I still do that with myself; If I'm not rehearsing or writing, or working something out when my work hours are done, I feel lost, as if time's a-wasting.

But then, lately, more often than I like, there's a new feeling: Exhaustion. Wanting to do nothing more than sit on the couch and veg in front of Manchild, or play video games, or do anything to avoid what's become a chore: trying to create.

It takes energy. It takes thought. And sometimes, as unimaginable as I might have once considered it, it's more pleasurable to just not have to think. To just shut it off. Chill. Go mute.

It's horrifying. Like Flowers for Algernon, knowing on some level that you're losing something little by little, and being powerless to stop it. Knowing that at some point, you might not even be aware that things are different and that you're not the same hungry, searching person anymore.

It's a pathetic fear, in some ways. You feel like an asshole complaining about yourself.

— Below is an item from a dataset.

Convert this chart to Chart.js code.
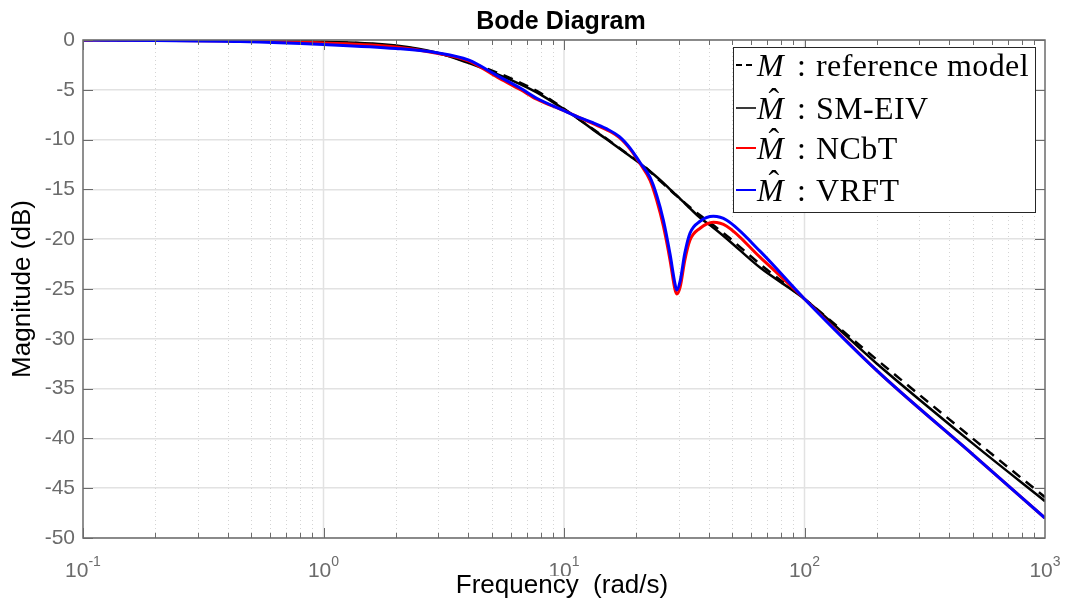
<!DOCTYPE html>
<html>
<head>
<meta charset="utf-8">
<title>Bode Diagram</title>
<script src="https://cdn.jsdelivr.net/npm/chart.js@4.4.1/dist/chart.umd.min.js"></script>
<style>
  body { margin: 0; background: #fff; }
  #wrap { position: relative; width: 1067px; height: 603px; }
  #legend {
    position: absolute; left: 733px; top: 47px; width: 303px; height: 166px;
    box-sizing: border-box; background: #fff; border: 1px solid #262626;
    font-family: "Liberation Serif", "Times New Roman", serif; font-size: 32px; color: #000;
  }
  .row { position: absolute; left: 0; width: 300px; height: 40px; white-space: nowrap; }
  .sample { position: absolute; left: 2px; top: 19px; width: 20px; height: 1.5px; }
  .dash { background: repeating-linear-gradient(to right, #000 0 6px, transparent 6px 10px); }
  .txt { position: absolute; left: 23px; top: 0; line-height: 40px; letter-spacing: 0.4px; }
  .m { font-style: italic; position: relative; display: inline-block; letter-spacing: 0; }
  .hat { position: absolute; left: 0.36em; top: -0.16em; line-height: 1; font-style: normal; }
  .c { margin: 0 0.3em 0 0.42em; }
</style>
</head>
<body>
<div id="wrap">
  <canvas id="bode" width="1067" height="603"></canvas>
  <div id="legend">
    <div class="row" style="top:-3px"><div class="sample dash"></div><span class="txt"><span class="m">M</span><span class="c">:</span>reference model</span></div>
    <div class="row" style="top:40px"><div class="sample" style="background:#3a3a3a"></div><span class="txt"><span class="m">M<span class="hat">ˆ</span></span><span class="c">:</span>SM-EIV</span></div>
    <div class="row" style="top:80px"><div class="sample" style="background:#ff0000"></div><span class="txt"><span class="m">M<span class="hat">ˆ</span></span><span class="c">:</span>NCbT</span></div>
    <div class="row" style="top:122px"><div class="sample" style="background:#0000ff"></div><span class="txt"><span class="m">M<span class="hat">ˆ</span></span><span class="c">:</span>VRFT</span></div>
  </div>
</div>
<script>
// frequency grid (rad/s) and magnitudes (dB)
const freq = [0.1, 0.2, 0.45, 1, 2, 3, 4, 5.3, 6.6, 7.7, 10, 11.6, 13.2, 15, 17, 18.9, 20.7, 22.8, 24.3, 25.9,
              27.6, 28.9, 29.4, 30.4, 31.8, 33.4, 36.8, 41.8, 47.5, 65.3, 100, 200, 500, 1000];
const refModel = [0, -0.01, -0.05, -0.2, -0.6, -1.35, -2.2, -3.3, -4.3, -5.1, -6.9, -8.0, -8.95, -9.9, -10.85, -11.65,
                  -12.3, -13.2, -13.85, -14.45, -15.05, -15.5, -15.65, -15.95, -16.35, -16.8, -17.6, -18.6, -19.65, -22.5,
                  -26.0, -32.1, -40.0, -45.9];
const smEiv = [0, 0, -0.04, -0.18, -0.55, -1.3, -2.3, -3.45, -4.45, -5.25, -6.95, -8.0, -9.0, -9.95, -10.9, -11.7,
               -12.4, -13.2, -13.75, -14.35, -15.0, -15.45, -15.6, -15.95, -16.4, -16.9, -17.85, -18.85, -19.95, -22.85,
               -26.0, -32.5, -40.5, -46.3];
const ncbt = [0, -0.03, -0.1, -0.3, -0.7, -1.35, -2.1, -3.75, -5.0, -5.95, -7.1, -7.8, -8.4, -9.0, -9.8, -11.0,
              -12.4, -14.1, -16.1, -18.7, -22.1, -25.0, -25.5, -24.8, -22.1, -20.1, -18.9, -18.3, -18.7, -21.8,
              -26.0, -33.2, -41.6, -48.0];
const vrft = [0, -0.05, -0.15, -0.45, -0.85, -1.3, -2.0, -3.6, -4.85, -5.85, -7.1, -7.8, -8.3, -8.9, -9.7, -10.9,
              -12.3, -13.8, -15.6, -18.1, -21.5, -24.4, -25.1, -24.2, -21.4, -19.4, -18.2, -17.7, -18.1, -21.2,
              -26.0, -33.2, -41.6, -48.0];
const decades = [-1, 0, 1, 2, 3];

const axisGray = '#6b6b6b';
const sans = '"Liberation Sans", Arial, sans-serif';

function pts(ys) {
    return freq.map((f, i) => ({ x: f, y: ys[i] }));
}

// gridlines, box, inward ticks, 10^n labels and titles, MATLAB style
const frame = {
    id: 'frame',
    beforeDatasetsDraw(chart) {
        const ctx = chart.ctx, a = chart.chartArea, x = chart.scales.x;
        ctx.save();
        ctx.lineWidth = 1;
        ctx.strokeStyle = '#d4d4d4';
        ctx.setLineDash([1, 3]);
        for (let p = -1; p < 3; p++) {
            for (let k = 2; k <= 9; k++) {
                const px = Math.round(x.getPixelForValue(k * Math.pow(10, p))) + 0.5;
                ctx.beginPath(); ctx.moveTo(px, a.top); ctx.lineTo(px, a.bottom); ctx.stroke();
            }
        }
        ctx.setLineDash([]);
        ctx.lineWidth = 1.5;
        ctx.strokeStyle = '#e2e2e2';
        for (let p = 0; p <= 2; p++) {
            const px = x.getPixelForValue(Math.pow(10, p));
            ctx.beginPath(); ctx.moveTo(px, a.top); ctx.lineTo(px, a.bottom); ctx.stroke();
        }
        ctx.restore();
    },
    afterDatasetsDraw(chart) {
        const ctx = chart.ctx, a = chart.chartArea, x = chart.scales.x, y = chart.scales.y;
        const cx = (a.left + a.right) / 2;
        ctx.save();
        ctx.strokeStyle = axisGray;
        ctx.lineWidth = 1.5;
        ctx.strokeRect(a.left, a.top, a.right - a.left, a.bottom - a.top);
        ctx.lineWidth = 1;
        for (let p = -1; p < 3; p++) {
            for (let k = 1; k <= 9; k++) {
                const px = Math.round(x.getPixelForValue(k * Math.pow(10, p))) + 0.5;
                const len = k === 1 ? 10 : 5;
                ctx.beginPath();
                ctx.moveTo(px, a.bottom); ctx.lineTo(px, a.bottom - len);
                ctx.moveTo(px, a.top); ctx.lineTo(px, a.top + len);
                ctx.stroke();
            }
        }
        y.ticks.forEach(t => {
            const py = Math.round(y.getPixelForValue(t.value)) + 0.5;
            ctx.beginPath();
            ctx.moveTo(a.left, py); ctx.lineTo(a.left + 10, py);
            ctx.moveTo(a.right, py); ctx.lineTo(a.right - 10, py);
            ctx.stroke();
        });

        // x tick labels 10^n
        ctx.fillStyle = axisGray;
        ctx.textBaseline = 'alphabetic';
        ctx.textAlign = 'left';
        decades.forEach(p => {
            const px = x.getPixelForValue(Math.pow(10, p));
            const exp = String(p);
            ctx.font = '21px ' + sans;
            const wBase = ctx.measureText('10').width;
            ctx.font = '14px ' + sans;
            const wExp = ctx.measureText(exp).width;
            const left = px - (wBase + wExp) / 2;
            ctx.font = '21px ' + sans;
            ctx.fillText('10', left, 577);
            ctx.font = '14px ' + sans;
            ctx.fillText(exp, left + wBase, 566);
        });

        // x label sits on a white box, as in the original
        ctx.font = '26px ' + sans;
        const xl = 'Frequency  (rad/s)';
        const wl = ctx.measureText(xl).width;
        ctx.fillStyle = '#fff';
        ctx.fillRect(cx - wl / 2 - 2, 576, wl + 4, 27);
        ctx.fillStyle = '#000';
        ctx.textAlign = 'center';
        ctx.fillText(xl, cx - 2, 593);

        // title centred over the axes
        ctx.font = 'bold 25px ' + sans;
        ctx.fillText('Bode Diagram', cx - 3, 29);
        ctx.restore();
    }
};

const ctx = document.getElementById('bode').getContext('2d');
const myChart = new Chart(ctx, {
    type: 'line',
    data: {
        datasets: [
            { label: 'M : reference model', data: pts(refModel), borderColor: '#000000', borderWidth: 2.5,
              borderDash: [10, 7], order: 3 },
            { label: 'M^ : SM-EIV', data: pts(smEiv), borderColor: '#000000', borderWidth: 2.5, order: 2 },
            { label: 'M^ : NCbT', data: pts(ncbt), borderColor: '#ff0000', borderWidth: 3, order: 1 },
            { label: 'M^ : VRFT', data: pts(vrft), borderColor: '#0000ff', borderWidth: 3, order: 0 }
        ]
    },
    options: {
        responsive: false,
        animation: false,
        devicePixelRatio: 1,
        layout: { padding: { top: 40, right: 22, bottom: 0, left: 0 } },
        elements: {
            point: { radius: 0, hoverRadius: 0 },
            line: { cubicInterpolationMode: 'monotone', fill: false }
        },
        plugins: {
            legend: { display: false },
            tooltip: { enabled: false },
            title: { display: false }
        },
        scales: {
            x: {
                type: 'logarithmic',
                min: 0.1,
                max: 1000,
                grid: { display: false },
                border: { display: false },
                ticks: { display: false },
                title: { display: false },
                afterFit(scale) { scale.height = 65; }
            },
            y: {
                min: -50,
                max: 0,
                ticks: {
                    stepSize: 5,
                    color: axisGray,
                    padding: 8,
                    font: { family: sans, size: 21 }
                },
                grid: { color: '#e2e2e2', lineWidth: 1.5, drawTicks: false },
                border: { display: false },
                title: {
                    display: true,
                    text: 'Magnitude (dB)',
                    color: '#000',
                    font: { family: sans, size: 26 },
                    padding: { top: 7, bottom: 0 }
                },
                afterFit(scale) { scale.width = 83; }
            }
        }
    },
    plugins: [frame]
});
</script>
</body>
</html>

Because you do have control. You can change and move forward. But it just seems so much harder now, and I wish I knew why. It used to come automatic, and now it feels like so much more work for the same result. It used to feel like a flamethrower, rampaging, unstoppable. Now it's a Bic lighter than needs to coaked into working, the flint chipped and struggling.

So that it. That's the lament. That's what keeps me up at night. That's my worry, the biggest one I have.

I'm trying. I'm trying really hard. So why doesn't that ever seem like enough?

 


 

Speaking of scary... A review of our big LCP show appeared in the local alternative weekly, and honestly, I can't make heads or tails of it. There are factual errors galore, but just the way the review is written doesn't make a damn lot of sense to me. Maybe you'll have an easier time deciphering it. Mr. Curran lost me at about the "Swedish chef" line."